Redesenhando o social

     Por: Gaudêncio Torquato
“O sertão vai virar mar, dá no coração//o medo que algum dia o mar também vire sertão”. O refrão de “Sobradinho”, música de Sá e Guarabyra, tem sido referência das mais usadas para explicar transformações nas paisagens urbana e rural do país e até mudanças que se operam no próprio cotidiano dos brasileiros. Mas a profecia que dizia que o sertão ia alagar desviou o curso para outras direções, chegando às margens das metrópoles. Hoje, o bordão é outro: as periferias viram centros, e estes ganham jeito das margens periféricas.

O fato é que paradigmas estão sendo quebrados no habitat dos aglomerados metropolitanos. A modernização adentra as periferias, puxando uma locomotiva de novidades e amplificando as rotas de consumo, sobretudo em face da nova composição social, cuja classe média, que representa 54% da população, gastou no ano passado mais de R$ 1,17 trilhão, segundo dados da recente pesquisa Faces da Classe Média.

As periferias não devem ser mais caracterizadas pelo distanciamento “geométrico”. Tal reengenharia tem conexão com os grupamentos sociais que ascenderam na pirâmide sob o empuxo das políticas de distribuição de renda.


A dinâmica social e o processo de “desperiferização” sinalizam a ocorrência de fenômenos, alguns com forte impacto na frente política e, por conseguinte, no pleito eleitoral de outubro próximo. A melhoria de padrões de vida funciona como alavanca de ação, otimismo e esperança, despertando os valores do engajamento na vida social, observação mais atenta do processo político e acesso aos bens de consumo.
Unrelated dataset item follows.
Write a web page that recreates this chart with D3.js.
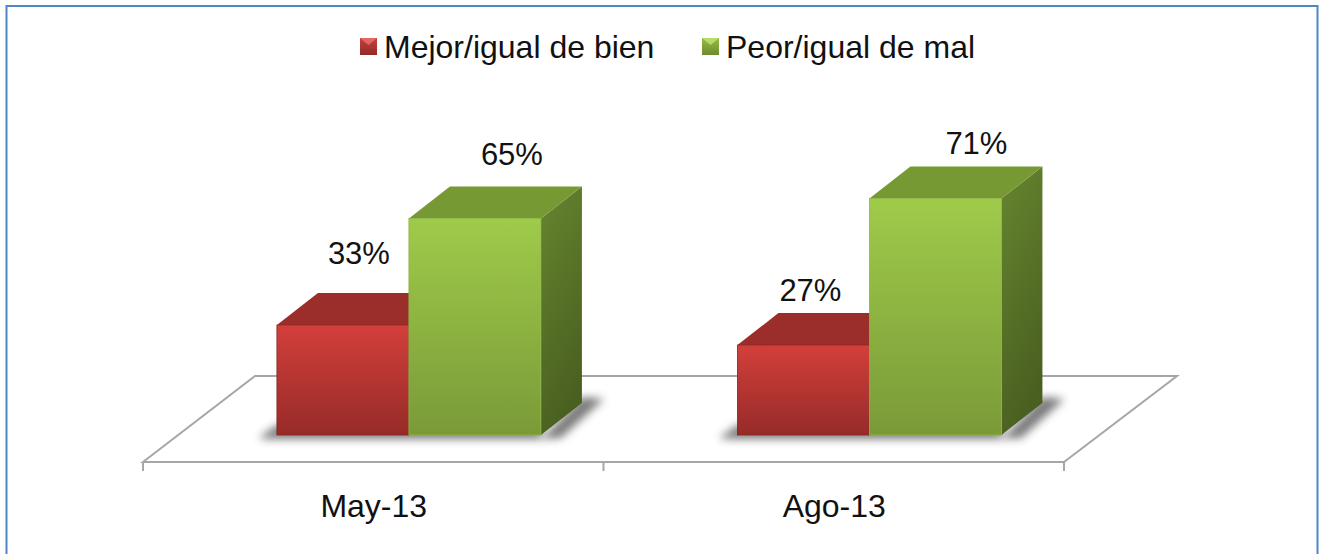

Ora, sob tal hipótese, conclui-se que, também na esfera política, esse padrão de cidadão transparece na maior conscientização sobre os processos da política e os atores que entrarão no palco eleitoral. O voto, portanto, será mais racional.

CLAMOR DAS RUAS

Noutra frente, é possível distinguir traços que ligam o clamor das ruas aos contingentes que sobem a escada social. A rápida ascensão de 30 milhões de brasileiros ao meio da pirâmide, saindo da base, não ganhou correspondência nas frentes da infraestrutura social. Alguém poderá contra-argumentar: mas as periferias não assumem a forma dos centros e ganham estruturas de serviços? Esse é o nó da questão. As bordas estão se aparelhando, sim, mas a ação do Estado ainda é frágil. Não acompanha o ritmo das demandas.

Há, portanto, muita pólvora acumulada no arsenal das periferias em remodelação. A indignação é produto de carências. E acaba acendendo o pavio dos conflitos.

Dentro dessa configuração – periferias e classes médias – reside o fato novo: extraordinária força social centrípeta a fustigar os polos do poder. Que água não falte nas torneiras nem se apague a luz da sala de TV. Não vai adiantar apelo ao civismo pelo fato de o futebol sediar o maior evento esportivo do planeta.

Futebol e política são jogados em campos diferentes. Se algum candidato tentar engrupir, acabará levando cartão vermelho e voto contra.